Dans le théâtre de Novarina, il n’y a pas de scène avec enjeu ou intrigue, il y a des êtres qui entrent, qui parlent et qui sortent ; tout est dans l’adresse du dire. C’est comme un café, une place de village. Les comédiens haïtiens se glissent là-dedans avec naturel. Le monde novarinien est comme chez lui en Haïti, c’est très troublant.
Il le serait sans doute tout autant en Afrique (je n’ai pas d’exemple en tête) car il est sensible à toute caresse du parler, venue d’ailleurs. Et d’autant plus que Novarina réinvente, désosse et déborde le long fleuve policé de la langue française en explorant l’arborescence de ses origines et oripeaux multiples. Les cousins des Antilles y mettent leur grain de poivre.

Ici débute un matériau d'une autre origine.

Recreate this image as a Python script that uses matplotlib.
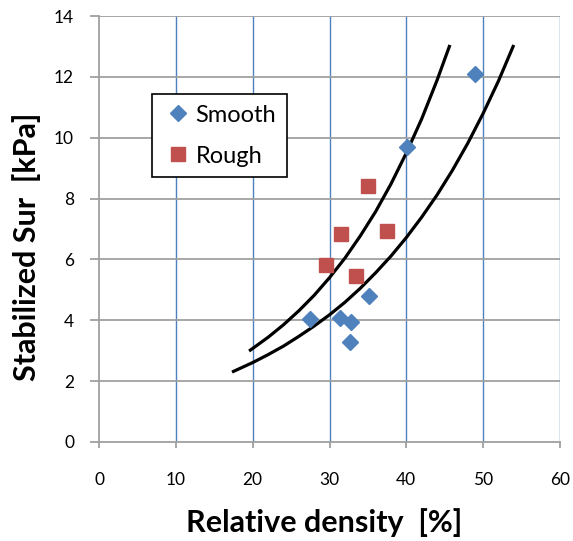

Une pièce déterritorialisée
L’Acte inconnu a été créée en 2007 au Festival d’Avignon dans une mise en scène de l’auteur, avec une distribution largement novarinienne, de Michel Baudinat à Agnès Sourdillon en passant par l’accordéon fidèle et les mélodies de Christian Paccoud. Cette fois, on est là et ailleurs. A la fois en pays de connaissance dont on connaît les hymnes, les monuments, les coutumes. Et en même temps dépaysés. L’accordéon est là, mais, natif d’Haïti, Finder Dorisca infléchit la musique de Paccoud en y injectant des airs créoles, les acteurs qui l’accompagnent n’ont pas attendu son entrée pour lui emboîter le pas et faire écho, accentuant par là la déterritorialisation du texte, comme si L’Acte inconnu était un réfugié récupéré, nourri et choyé par une troupe d’acteurs haïtiens.
Céline Schaeffer qui travaille avec Novarina depuis 1999 cosigne avec lui la mise en scène. Citons ces acteurs, très différents les uns et des autres et sachant faire chœur quand il le faut : Edouard Baptiste, Bedford Valès, Jenny Cadet, Anyès Noël, Jean-Marc Mondésir, Ruth Jean-Charles. Tous sont des acteurs du Nous théâtre, la compagnie de Guy Regis Jr. C’est ce dernier qui a souhaité la venue de Novarina à Port au Prince. Le spectacle créé en France aux Francophonies de Limoges est pour quelques jours à Paris.
Maison des métallos, du mar au ven 20h, sam 19h, jusqu’au 28 mai.